--- begin DATA PROVIDED ---

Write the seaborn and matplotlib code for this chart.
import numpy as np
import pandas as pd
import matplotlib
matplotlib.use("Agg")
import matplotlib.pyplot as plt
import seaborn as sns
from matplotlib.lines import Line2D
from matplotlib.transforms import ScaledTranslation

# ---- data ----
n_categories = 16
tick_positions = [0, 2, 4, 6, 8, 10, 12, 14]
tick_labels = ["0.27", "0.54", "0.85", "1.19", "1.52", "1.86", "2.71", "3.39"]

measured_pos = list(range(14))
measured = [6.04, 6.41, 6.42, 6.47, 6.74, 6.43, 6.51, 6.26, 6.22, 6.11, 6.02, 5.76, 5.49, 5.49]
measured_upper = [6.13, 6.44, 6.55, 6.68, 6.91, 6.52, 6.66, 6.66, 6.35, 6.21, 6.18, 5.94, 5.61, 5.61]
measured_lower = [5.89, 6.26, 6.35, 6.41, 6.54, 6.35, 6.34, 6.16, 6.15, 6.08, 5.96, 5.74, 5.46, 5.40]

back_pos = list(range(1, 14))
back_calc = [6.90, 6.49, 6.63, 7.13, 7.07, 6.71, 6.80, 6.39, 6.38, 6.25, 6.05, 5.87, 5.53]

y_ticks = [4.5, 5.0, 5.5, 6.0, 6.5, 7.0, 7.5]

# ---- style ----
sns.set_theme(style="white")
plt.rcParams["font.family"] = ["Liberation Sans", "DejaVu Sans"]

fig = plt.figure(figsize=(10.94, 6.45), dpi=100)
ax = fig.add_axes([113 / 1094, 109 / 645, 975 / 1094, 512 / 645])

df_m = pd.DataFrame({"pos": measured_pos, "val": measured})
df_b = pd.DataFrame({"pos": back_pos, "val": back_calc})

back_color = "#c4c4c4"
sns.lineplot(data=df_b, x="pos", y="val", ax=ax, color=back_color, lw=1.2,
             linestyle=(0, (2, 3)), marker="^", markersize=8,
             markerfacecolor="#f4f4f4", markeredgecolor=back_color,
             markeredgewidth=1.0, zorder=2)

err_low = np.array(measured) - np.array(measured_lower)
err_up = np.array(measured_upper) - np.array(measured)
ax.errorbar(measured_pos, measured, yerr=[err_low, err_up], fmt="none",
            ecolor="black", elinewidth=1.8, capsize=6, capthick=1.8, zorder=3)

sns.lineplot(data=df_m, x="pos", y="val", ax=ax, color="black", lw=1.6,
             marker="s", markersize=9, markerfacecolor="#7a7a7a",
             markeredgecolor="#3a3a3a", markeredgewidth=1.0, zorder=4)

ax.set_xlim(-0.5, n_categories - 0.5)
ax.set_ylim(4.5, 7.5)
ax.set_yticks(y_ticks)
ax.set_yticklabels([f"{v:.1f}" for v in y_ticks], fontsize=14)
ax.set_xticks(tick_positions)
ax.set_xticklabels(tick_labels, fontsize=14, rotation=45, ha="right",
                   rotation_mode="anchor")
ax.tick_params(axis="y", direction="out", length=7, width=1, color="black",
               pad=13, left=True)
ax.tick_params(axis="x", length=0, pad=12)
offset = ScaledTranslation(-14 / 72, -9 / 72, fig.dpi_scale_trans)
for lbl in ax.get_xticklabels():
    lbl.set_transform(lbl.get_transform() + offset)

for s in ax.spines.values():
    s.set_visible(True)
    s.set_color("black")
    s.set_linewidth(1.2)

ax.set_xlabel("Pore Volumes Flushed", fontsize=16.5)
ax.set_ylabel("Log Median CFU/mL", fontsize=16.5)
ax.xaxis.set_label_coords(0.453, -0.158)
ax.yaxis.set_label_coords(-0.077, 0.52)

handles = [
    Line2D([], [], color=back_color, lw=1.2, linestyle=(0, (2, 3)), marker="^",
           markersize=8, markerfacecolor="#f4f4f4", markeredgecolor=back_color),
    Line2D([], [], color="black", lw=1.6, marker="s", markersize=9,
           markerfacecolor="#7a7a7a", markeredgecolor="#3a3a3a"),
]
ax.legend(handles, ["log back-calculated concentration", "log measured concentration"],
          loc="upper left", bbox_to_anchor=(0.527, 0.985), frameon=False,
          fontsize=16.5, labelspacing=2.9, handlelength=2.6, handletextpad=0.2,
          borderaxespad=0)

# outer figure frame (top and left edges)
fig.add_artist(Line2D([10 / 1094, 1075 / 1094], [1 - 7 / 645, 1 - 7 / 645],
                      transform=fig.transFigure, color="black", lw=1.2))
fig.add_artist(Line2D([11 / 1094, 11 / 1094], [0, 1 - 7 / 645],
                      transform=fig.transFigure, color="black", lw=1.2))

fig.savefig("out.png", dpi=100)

--- end DATA PROVIDED ---

WHAT YOU HAVE TO DO: Quote the material exactly, leaving nothing out.

COMPLETE ANSWER:
Write the seaborn and matplotlib code for this chart.
import numpy as np
import pandas as pd
import matplotlib
matplotlib.use("Agg")
import matplotlib.pyplot as plt
import seaborn as sns
from matplotlib.lines import Line2D
from matplotlib.transforms import ScaledTranslation

# ---- data ----
n_categories = 16
tick_positions = [0, 2, 4, 6, 8, 10, 12, 14]
tick_labels = ["0.27", "0.54", "0.85", "1.19", "1.52", "1.86", "2.71", "3.39"]

measured_pos = list(range(14))
measured = [6.04, 6.41, 6.42, 6.47, 6.74, 6.43, 6.51, 6.26, 6.22, 6.11, 6.02, 5.76, 5.49, 5.49]
measured_upper = [6.13, 6.44, 6.55, 6.68, 6.91, 6.52, 6.66, 6.66, 6.35, 6.21, 6.18, 5.94, 5.61, 5.61]
measured_lower = [5.89, 6.26, 6.35, 6.41, 6.54, 6.35, 6.34, 6.16, 6.15, 6.08, 5.96, 5.74, 5.46, 5.40]

back_pos = list(range(1, 14))
back_calc = [6.90, 6.49, 6.63, 7.13, 7.07, 6.71, 6.80, 6.39, 6.38, 6.25, 6.05, 5.87, 5.53]

y_ticks = [4.5, 5.0, 5.5, 6.0, 6.5, 7.0, 7.5]

# ---- style ----
sns.set_theme(style="white")
plt.rcParams["font.family"] = ["Liberation Sans", "DejaVu Sans"]

fig = plt.figure(figsize=(10.94, 6.45), dpi=100)
ax = fig.add_axes([113 / 1094, 109 / 645, 975 / 1094, 512 / 645])

df_m = pd.DataFrame({"pos": measured_pos, "val": measured})
df_b = pd.DataFrame({"pos": back_pos, "val": back_calc})

back_color = "#c4c4c4"
sns.lineplot(data=df_b, x="pos", y="val", ax=ax, color=back_color, lw=1.2,
             linestyle=(0, (2, 3)), marker="^", markersize=8,
             markerfacecolor="#f4f4f4", markeredgecolor=back_color,
             markeredgewidth=1.0, zorder=2)

err_low = np.array(measured) - np.array(measured_lower)
err_up = np.array(measured_upper) - np.array(measured)
ax.errorbar(measured_pos, measured, yerr=[err_low, err_up], fmt="none",
            ecolor="black", elinewidth=1.8, capsize=6, capthick=1.8, zorder=3)

sns.lineplot(data=df_m, x="pos", y="val", ax=ax, color="black", lw=1.6,
             marker="s", markersize=9, markerfacecolor="#7a7a7a",
             markeredgecolor="#3a3a3a", markeredgewidth=1.0, zorder=4)

ax.set_xlim(-0.5, n_categories - 0.5)
ax.set_ylim(4.5, 7.5)
ax.set_yticks(y_ticks)
ax.set_yticklabels([f"{v:.1f}" for v in y_ticks], fontsize=14)
ax.set_xticks(tick_positions)
ax.set_xticklabels(tick_labels, fontsize=14, rotation=45, ha="right",
                   rotation_mode="anchor")
ax.tick_params(axis="y", direction="out", length=7, width=1, color="black",
               pad=13, left=True)
ax.tick_params(axis="x", length=0, pad=12)
offset = ScaledTranslation(-14 / 72, -9 / 72, fig.dpi_scale_trans)
for lbl in ax.get_xticklabels():
    lbl.set_transform(lbl.get_transform() + offset)

for s in ax.spines.values():
    s.set_visible(True)
    s.set_color("black")
    s.set_linewidth(1.2)

ax.set_xlabel("Pore Volumes Flushed", fontsize=16.5)
ax.set_ylabel("Log Median CFU/mL", fontsize=16.5)
ax.xaxis.set_label_coords(0.453, -0.158)
ax.yaxis.set_label_coords(-0.077, 0.52)

handles = [
    Line2D([], [], color=back_color, lw=1.2, linestyle=(0, (2, 3)), marker="^",
           markersize=8, markerfacecolor="#f4f4f4", markeredgecolor=back_color),
    Line2D([], [], color="black", lw=1.6, marker="s", markersize=9,
           markerfacecolor="#7a7a7a", markeredgecolor="#3a3a3a"),
]
ax.legend(handles, ["log back-calculated concentration", "log measured concentration"],
          loc="upper left", bbox_to_anchor=(0.527, 0.985), frameon=False,
          fontsize=16.5, labelspacing=2.9, handlelength=2.6, handletextpad=0.2,
          borderaxespad=0)

# outer figure frame (top and left edges)
fig.add_artist(Line2D([10 / 1094, 1075 / 1094], [1 - 7 / 645, 1 - 7 / 645],
                      transform=fig.transFigure, color="black", lw=1.2))
fig.add_artist(Line2D([11 / 1094, 11 / 1094], [0, 1 - 7 / 645],
                      transform=fig.transFigure, color="black", lw=1.2))

fig.savefig("out.png", dpi=100)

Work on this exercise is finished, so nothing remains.